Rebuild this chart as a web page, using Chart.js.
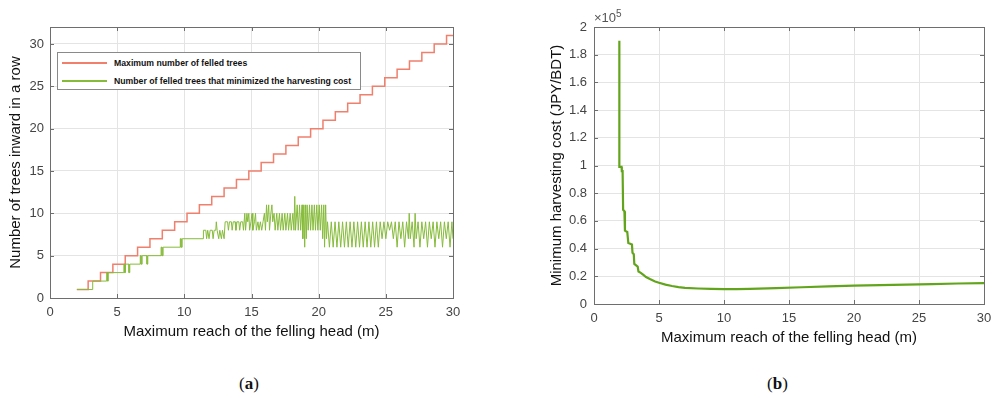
<!DOCTYPE html>
<html>
<head>
<meta charset="utf-8">
<script src="https://cdn.jsdelivr.net/npm/chart.js@4.4.1/dist/chart.umd.min.js"></script>
<style>
  html, body { margin:0; padding:0; background:#fff; }
  body { width:999px; height:398px; position:relative; overflow:hidden; font-family:"Liberation Sans", Arial, sans-serif; }
  .panel { position:absolute; top:0; }
  #legendA { position:absolute; left:57px; top:52px; width:302px; height:36px; border:1px solid #8a8a8a; background:#fff; }
  #legendA .row { position:absolute; left:0; height:12px; font-size:8.7px; font-weight:bold; color:#111; white-space:nowrap; }
  #legendA .swatch { position:absolute; left:4px; top:5px; width:45px; height:2px; }
  #legendA .txt { position:absolute; left:56px; top:0; line-height:12px; }
  #expo { position:absolute; left:594px; top:8px; font-size:13px; color:#555; }
  #expo sup { font-size:10px; }
  .tag { position:absolute; top:374px; font-family:"Liberation Serif", "DejaVu Serif", serif; font-size:17px; color:#111; }
</style>
</head>
<body>
<div class="panel" style="left:0;width:470px;height:345px"><canvas id="chartA" width="470" height="345"></canvas></div>
<div class="panel" style="left:540px;width:459px;height:355px"><canvas id="chartB" width="459" height="355"></canvas></div>
<div id="legendA"></div>
<div id="expo">&times;10<sup>5</sup></div>
<div class="tag" style="left:239px">(<b>a</b>)</div>
<div class="tag" style="left:767px">(<b>b</b>)</div>
<script>
// (a) maximum number of felled trees - x where each new count starts
const redX = [2.00, 2.84, 3.76, 4.68, 5.60, 6.52, 7.44, 8.36, 9.28, 10.20, 11.12, 12.04, 12.96, 13.88, 14.80, 15.72,
  16.64, 17.56, 18.48, 19.40, 20.32, 21.24, 22.16, 23.08, 24.00, 24.92, 25.84, 26.76, 27.68, 28.60, 29.52, 30.00];
const redY = [1, 2, 3, 4, 5, 6, 7, 8, 9, 10, 11, 12, 13, 14, 15, 16, 17, 18, 19, 20, 21, 22, 23, 24, 25, 26, 27, 28, 29, 30, 31, 31];

// (a) number of felled trees that minimized the harvesting cost
const greenX = [2.00, 3.18, 3.18, 4.22, 4.22, 4.28, 4.28, 4.34, 4.34, 5.50, 5.50, 5.56, 5.56, 5.62, 5.62, 5.88, 5.88, 5.94, 5.94,
  6.72, 6.72, 6.78, 6.78, 6.86, 6.86, 7.22, 7.22, 7.28, 7.28, 8.27, 8.27, 8.34, 8.34, 8.42, 8.42, 9.70, 9.70, 9.76, 9.76, 9.84, 9.84,
  11.42, 11.42, 11.60, 11.66, 11.74, 11.84, 11.92, 12.08, 12.14, 12.22, 12.34, 12.38, 12.44, 12.56, 12.64, 12.76, 12.84, 12.96, 13.04,
  13.22, 13.28, 13.36, 13.50, 13.56, 13.64, 13.78, 13.84, 13.92, 14.06, 14.12, 14.20, 14.34, 14.40,
  14.50, 14.56, 14.66, 14.72, 14.80, 14.86, 14.96, 15.04, 15.10, 15.22, 15.30, 15.36, 15.48, 15.56, 15.66, 15.76, 15.86, 15.96,
  16.04, 16.12, 16.18, 16.28, 16.34, 16.44, 16.52, 16.58, 16.68, 16.76, 16.88, 16.96, 17.08, 17.16, 17.28, 17.36, 17.48, 17.56,
  17.68, 17.76, 17.88, 17.96, 18.08, 18.16, 18.22, 18.28,
  18.40, 18.48, 18.58, 18.66, 18.76, 18.82, 18.90, 18.96, 19.02, 19.08, 19.14,
  19.22, 19.32, 19.40, 19.50, 19.58, 19.68, 19.76, 19.86, 19.94, 20.04, 20.12, 20.22, 20.30, 20.38, 20.44, 20.52, 20.58,
  20.66, 20.80, 20.94, 21.08, 21.22, 21.36, 21.50, 21.64, 21.78, 21.92, 22.06, 22.20, 22.34, 22.48, 22.62, 22.76, 22.90,
  23.04, 23.18, 23.32, 23.46, 23.60, 23.74, 23.88, 24.02, 24.16, 24.30, 24.44, 24.58,
  24.72, 24.86, 25.00, 25.14, 25.28, 25.42, 25.56, 25.70, 25.84, 25.98, 26.12, 26.26, 26.40, 26.54, 26.68, 26.74, 26.82, 26.96,
  27.10, 27.18, 27.26, 27.40, 27.54, 27.68, 27.82, 27.96, 28.10, 28.24, 28.38, 28.52, 28.66, 28.80, 28.94, 29.08, 29.22, 29.36,
  29.50, 29.64, 29.78, 29.92, 30.00];
const greenY = [1, 1, 2, 2, 3, 3, 2, 2, 3, 3, 4, 4, 3, 3, 4, 4, 3, 3, 4,
  4, 5, 5, 4, 4, 5, 5, 4, 4, 5, 5, 6, 6, 5, 5, 6, 6, 7, 7, 6, 6, 7,
  7, 8, 8, 7, 8, 7, 8, 8, 7, 8, 8, 9, 8, 7, 8, 7, 8, 7, 9,
  9, 8, 9, 9, 8, 9, 9, 8, 9, 9, 8, 9, 9, 8,
  10, 8, 10, 9, 10, 8, 9, 10, 8, 9, 10, 8, 9, 8, 9, 8, 9, 10,
  8, 11, 9, 11, 8, 10, 11, 9, 10, 8, 10, 8, 10, 8, 10, 8, 10, 8,
  10, 8, 10, 8, 10, 8, 12, 8,
  11, 8, 11, 8, 11, 7, 11, 6, 11, 7, 11,
  8, 11, 8, 11, 8, 11, 8, 11, 8, 11, 8, 11, 7, 11, 6, 11, 7,
  9, 6, 9, 6, 9, 6, 9, 6, 9, 6, 9, 6, 9, 6, 9, 6, 9,
  6, 9, 6, 9, 6, 9, 6, 9, 6, 9, 6, 9,
  7, 9, 7, 9, 8, 9, 7, 9, 6, 9, 7, 9, 6, 9, 7, 10, 7, 9,
  6, 10, 7, 9, 6, 9, 7, 9, 6, 9, 7, 9, 6, 9, 7, 9, 6, 9,
  7, 9, 6, 9, 7];

// (b) minimum harvesting cost (JPY/BDT)
const costX = [1.95, 1.95, 2.12, 2.14, 2.20, 2.24, 2.34, 2.38, 2.56, 2.64, 2.92, 2.96, 3.06, 3.10, 3.36, 3.42, 3.6, 3.8, 4.0,
  4.3, 4.7, 5.0, 5.5, 6.0, 6.5, 7.0, 8.0, 9.0, 10, 11, 12, 14, 16, 18, 20, 22, 24, 26, 28, 30];
const costY = [190000, 99000, 99000, 96000, 96000, 68000, 67000, 53000, 52000, 44000, 43000, 37000, 36000, 29000, 27000, 23500,
  22500, 21000, 19500, 18000, 16300, 15300, 14000, 13000, 12200, 11700, 11200, 10900, 10750, 10750, 10900, 11500, 12100,
  12700, 13200, 13600, 14000, 14400, 14800, 15100];

const labelsA = ['Maximum number of felled trees', 'Number of felled trees that minimized the harvesting cost'];
const xTitle = 'Maximum reach of the felling head (m)';

const pts = (xs, ys) => xs.map((x, i) => ({ x, y: ys[i] }));
const tickFont = { family: '"Liberation Sans", Arial, sans-serif', size: 13 };
const titleFont = { family: '"Liberation Sans", Arial, sans-serif', size: 15 };

// matlab style frame: full box + inward ticks on all four sides
const boxPlugin = {
  id: 'matlabBox',
  afterDraw(chart) {
    const { ctx, chartArea: a, scales } = chart;
    const tl = 4;
    ctx.save();
    ctx.strokeStyle = '#6e6e6e';
    ctx.lineWidth = 1;
    ctx.strokeRect(Math.round(a.left) + 0.5, Math.round(a.top) + 0.5, Math.round(a.right - a.left), Math.round(a.bottom - a.top));
    ctx.beginPath();
    scales.x.ticks.forEach(t => {
      const px = Math.round(scales.x.getPixelForValue(t.value)) + 0.5;
      ctx.moveTo(px, a.bottom); ctx.lineTo(px, a.bottom - tl);
      ctx.moveTo(px, a.top); ctx.lineTo(px, a.top + tl);
    });
    scales.y.ticks.forEach(t => {
      const py = Math.round(scales.y.getPixelForValue(t.value)) + 0.5;
      ctx.moveTo(a.left, py); ctx.lineTo(a.left + tl, py);
      ctx.moveTo(a.right, py); ctx.lineTo(a.right - tl, py);
    });
    ctx.stroke();
    ctx.restore();
  }
};

function axes({ yMax, yStep, yCb, yTitle, yPadTop, yWidth, yPad, xHeight, xPadBottom }) {
  return {
    x: {
      type: 'linear', min: 0, max: 30,
      ticks: { stepSize: 5, color: '#444', font: tickFont, padding: 7, maxRotation: 0 },
      grid: { color: '#e4e4e4', drawTicks: false },
      border: { display: false },
      title: { display: true, text: xTitle, color: '#111', font: titleFont, padding: { top: 0, bottom: xPadBottom } },
      afterFit: s => { s.height = xHeight; }
    },
    y: {
      type: 'linear', min: 0, max: yMax,
      ticks: { stepSize: yStep, color: '#444', font: tickFont, padding: yPad, includeBounds: false, callback: yCb },
      grid: { color: '#e4e4e4', drawTicks: false },
      border: { display: false },
      title: { display: true, text: yTitle, color: '#111', font: titleFont, padding: { top: yPadTop, bottom: 0 } },
      afterFit: s => { s.width = yWidth; }
    }
  };
}

const base = {
  responsive: false, animation: false,
  plugins: { legend: { display: false }, tooltip: { enabled: false } },
  elements: { point: { radius: 0 }, line: { tension: 0 } }
};

const chartA = new Chart(document.getElementById('chartA'), {
  type: 'line',
  data: {
    datasets: [
      { label: labelsA[0], data: pts(redX, redY), borderColor: '#f07f6c', borderWidth: 1.5, stepped: true, order: 1 },
      { label: labelsA[1], data: pts(greenX, greenY), borderColor: '#86bb3a', borderWidth: 1, order: 0 }
    ]
  },
  options: {
    ...base,
    layout: { padding: { top: 27, right: 17, left: 0, bottom: 0 } },
    scales: axes({ yMax: 32, yStep: 5, yCb: v => v, yTitle: 'Number of trees inward in a row',
      yPadTop: 7, yWidth: 50, yPad: 6, xHeight: 47, xPadBottom: 4 })
  },
  plugins: [boxPlugin]
});

new Chart(document.getElementById('chartB'), {
  type: 'line',
  data: {
    datasets: [
      { label: 'Minimum harvesting cost', data: pts(costX, costY), borderColor: '#62a51c', borderWidth: 2.2 }
    ]
  },
  options: {
    ...base,
    layout: { padding: { top: 27, right: 15, left: 0, bottom: 0 } },
    scales: axes({ yMax: 200000, yStep: 20000, yCb: v => String(Number((v / 1e5).toFixed(1))),
      yTitle: 'Minimum harvesting cost (JPY/BDT)', yPadTop: 8, yWidth: 54, yPad: 7, xHeight: 51, xPadBottom: 8 })
  },
  plugins: [boxPlugin]
});

// legend box for (a), built from the dataset labels and colours
const leg = document.getElementById('legendA');
chartA.data.datasets.forEach((ds, i) => {
  const row = document.createElement('div');
  row.className = 'row';
  row.style.top = (4 + i * 17.5) + 'px';
  row.innerHTML = `<span class="swatch" style="background:${ds.borderColor}"></span><span class="txt">${ds.label}</span>`;
  leg.appendChild(row);
});
</script>
</body>
</html>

--- --- ---

=== Task statement ===
Your task is to restate word for word the lines from the top of the data to the line containing "30, 31, 31];", both ends included, with every picture left out.

=== Full output ===
Rebuild this chart as a web page, using Chart.js.
<!DOCTYPE html>
<html>
<head>
<meta charset="utf-8">
<script src="https://cdn.jsdelivr.net/npm/chart.js@4.4.1/dist/chart.umd.min.js"></script>
<style>
  html, body { margin:0; padding:0; background:#fff; }
  body { width:999px; height:398px; position:relative; overflow:hidden; font-family:"Liberation Sans", Arial, sans-serif; }
  .panel { position:absolute; top:0; }
  #legendA { position:absolute; left:57px; top:52px; width:302px; height:36px; border:1px solid #8a8a8a; background:#fff; }
  #legendA .row { position:absolute; left:0; height:12px; font-size:8.7px; font-weight:bold; color:#111; white-space:nowrap; }
  #legendA .swatch { position:absolute; left:4px; top:5px; width:45px; height:2px; }
  #legendA .txt { position:absolute; left:56px; top:0; line-height:12px; }
  #expo { position:absolute; left:594px; top:8px; font-size:13px; color:#555; }
  #expo sup { font-size:10px; }
  .tag { position:absolute; top:374px; font-family:"Liberation Serif", "DejaVu Serif", serif; font-size:17px; color:#111; }
</style>
</head>
<body>
<div class="panel" style="left:0;width:470px;height:345px"><canvas id="chartA" width="470" height="345"></canvas></div>
<div class="panel" style="left:540px;width:459px;height:355px"><canvas id="chartB" width="459" height="355"></canvas></div>
<div id="legendA"></div>
<div id="expo">&times;10<sup>5</sup></div>
<div class="tag" style="left:239px">(<b>a</b>)</div>
<div class="tag" style="left:767px">(<b>b</b>)</div>
<script>
// (a) maximum number of felled trees - x where each new count starts
const redX = [2.00, 2.84, 3.76, 4.68, 5.60, 6.52, 7.44, 8.36, 9.28, 10.20, 11.12, 12.04, 12.96, 13.88, 14.80, 15.72,
  16.64, 17.56, 18.48, 19.40, 20.32, 21.24, 22.16, 23.08, 24.00, 24.92, 25.84, 26.76, 27.68, 28.60, 29.52, 30.00];
const redY = [1, 2, 3, 4, 5, 6, 7, 8, 9, 10, 11, 12, 13, 14, 15, 16, 17, 18, 19, 20, 21, 22, 23, 24, 25, 26, 27, 28, 29, 30, 31, 31];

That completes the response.